Malaysia to use certification to crack down on illegal logging
Malaysia to use certification to crack down on illegal logging
mongabay.com
March 27, 2007
Malaysia will ask its timber suppliers in other countries to provide certification on the origin of wood according to a report from the International Tropical Timber Organization (ITTO). The move will help Malaysia fight allegations that its timber processors are complicit in the illegal logging industry.
The ITTO says the decision will boost sales of Malaysian secondary processed wood products to markets where timber accountability is important, like Europe and increasingly, the United States.
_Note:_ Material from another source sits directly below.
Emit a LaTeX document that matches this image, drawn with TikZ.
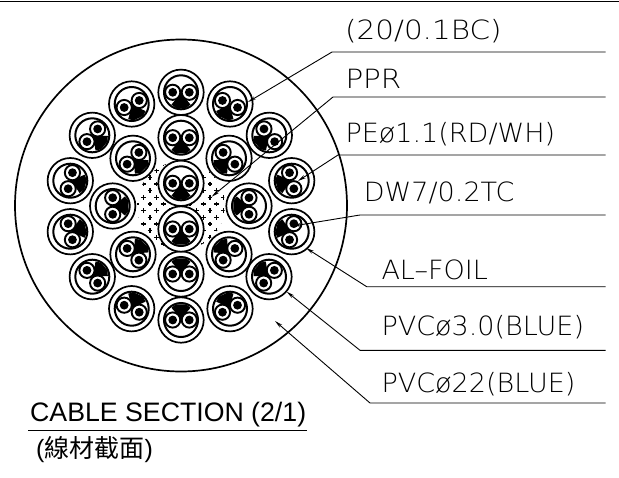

Malaysian Minister of Plantation Industries and Commodities, Datuk Peter Chin, said that certification will “ensure that Malaysia was not accidentally purchasing smuggled or illegally-logged timber.” He added that under the Voluntary Partnership Agreement (VPA), currently being negotiated between the European Union (EU) and Malaysia, “European countries should make sure that they purchased timber and timber-based products from countries that practiced sustainable forest management.” Further, he said, European countries should be willing to pay more for certified timber since production costs would be higher for manufacturers.
Rainforest in Malaysia |
Green groups have long accused Malaysian timber firms of participating in illegal logging operations in other countries as well as smuggling illicitly harvest timber, especially from Indonesia. In recent years the country has taken steps to tackle this problem on a domestic level, toughening prison sentences for illegal loggers and developing a remote sensing technology to detect illegal logging and forest fires. Still Malaysia’s annual deforestation rate accelerated by 86 percent between the close of 1990s and the 2000-2005 period. The country lost an average of 140,200 hectares — 0.65 percent of its forest area — per year since 2000 according to official figures. Forest cover has fallen dramatically in Malaysia since the 1970s. While the United Nations says that forests still cover more than 60% of the country, less than 12 percent of these forests are considered pristine.